Lappin Has Strong Gay Support on East Side

In race to succeed Giff Miller, Democrat pro-LGBT, Republican wins Times nod

The hotly contest City Council race in District 5 on Manhattan’s East Side pits Democrat Jessica Lappin, former chief of staff to Speaker Gifford Miller, the current councilmember there, against Republican Joel Zinberg, a cancer surgeon.

Lappin is endorsed by the Gay and Lesbian Independent Democrats, the Stonewall Democratic Club, the Jim Owles Liberal Democratic Club, and the Empire State Pride Agenda, as well as virtually every Democratic elected official of consequence, including out Senator Tom Duane, Assemblyman Daniel O’Donnell, and Councilwoman Christine Quinn, all three of them openly gay or lesbian. Lappin has the support of two former mayors, Ed Koch and David Dinkins, who rarely agree on anything. Her run is also strongly backed by labor unions.

Zinberg won the support of the local Log Cabin Republicans, but he does not mention LGBT or AIDS issues on his Web site—as Lappin does on hers—and did not return repeated phone calls seeking his views. He is endorsed by The New York Times and the New York Post and rated as “preferred” by Citizens Union, a nonpartisan good government advocacy group.

In a district where Republican Mayor Michael Bloomberg is popular, Zinberg hopes to ride his coattails and associates himself with former Mayor Rudy Giuliani as well. Lappin has refused to endorse Democratic mayoral candidate Freddy Ferrer, saying that neither mayoral candidate has asked for her endorsement.

Asked, “Who would make a better mayor?” Lappin responded, “I’m not going to answer that.”

Dirk McCall, president of the Stonewall club, said, “Jessica’s been there for us on every single LGBT issue and she’s going to be a great councilmember.” He cited in particular her “working closely with all the clubs” on the Dignity in All Schools Act, an anti-bullying, anti-harassment measure Bloomberg refuses to enforce, and the Equal Benefits Law, which would require city contractors to offer identical benefits to same-sex and married couples and which the mayor is in court seeking to invalidate.

“My opponent doesn’t seem to be a progressive Republican,” Lappin said. “He seems to be a real Republican. I’ve never heard him speak on LGBT issues.”

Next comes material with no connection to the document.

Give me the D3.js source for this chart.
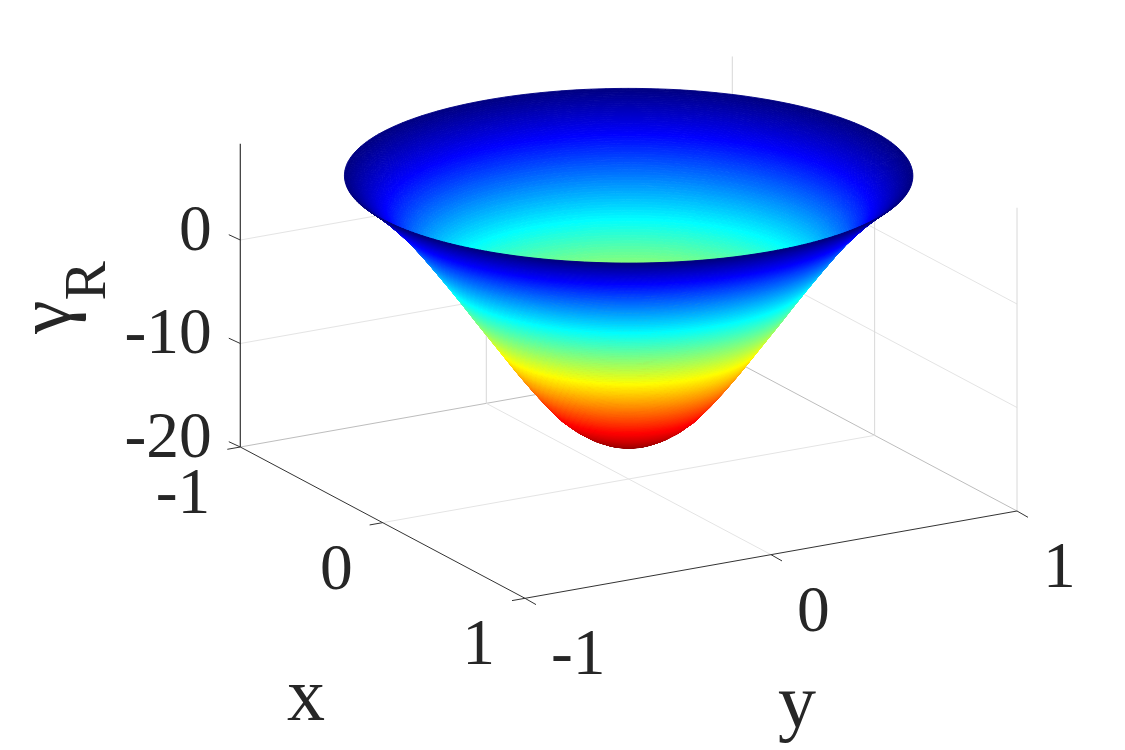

Zinberg does have the support of Republican Women for Choice, but Lappin got the nod of the New York chapters of the National Abortion Rights Action League and the National Organization for Women.

Lappin is committed to “getting all city agencies to treat domestic partners the same as spouses,” urging Bloomberg to drop his appeal of a February court order directing the city to issue same-sex marriage licenses, and she wants “to make sure homeless LGBT youth have safe places to go.”

Zinberg is also running on the Liberal Party and Independence Party lines. Lappin has the Working Families Party behind her.

Transcripts of the debates between the two do not touch on LGBT and AIDS issues. Zinberg largely stressed his “real world experience,” Lappin her “record in the community.”

The Times endorsement of Zinberg read, “The Council could use more legislators from fields outside the usual ones of politics, law, and social services,” but acknowledged Lappin “has the advantage of knowing the inner workings of the Council and its players.”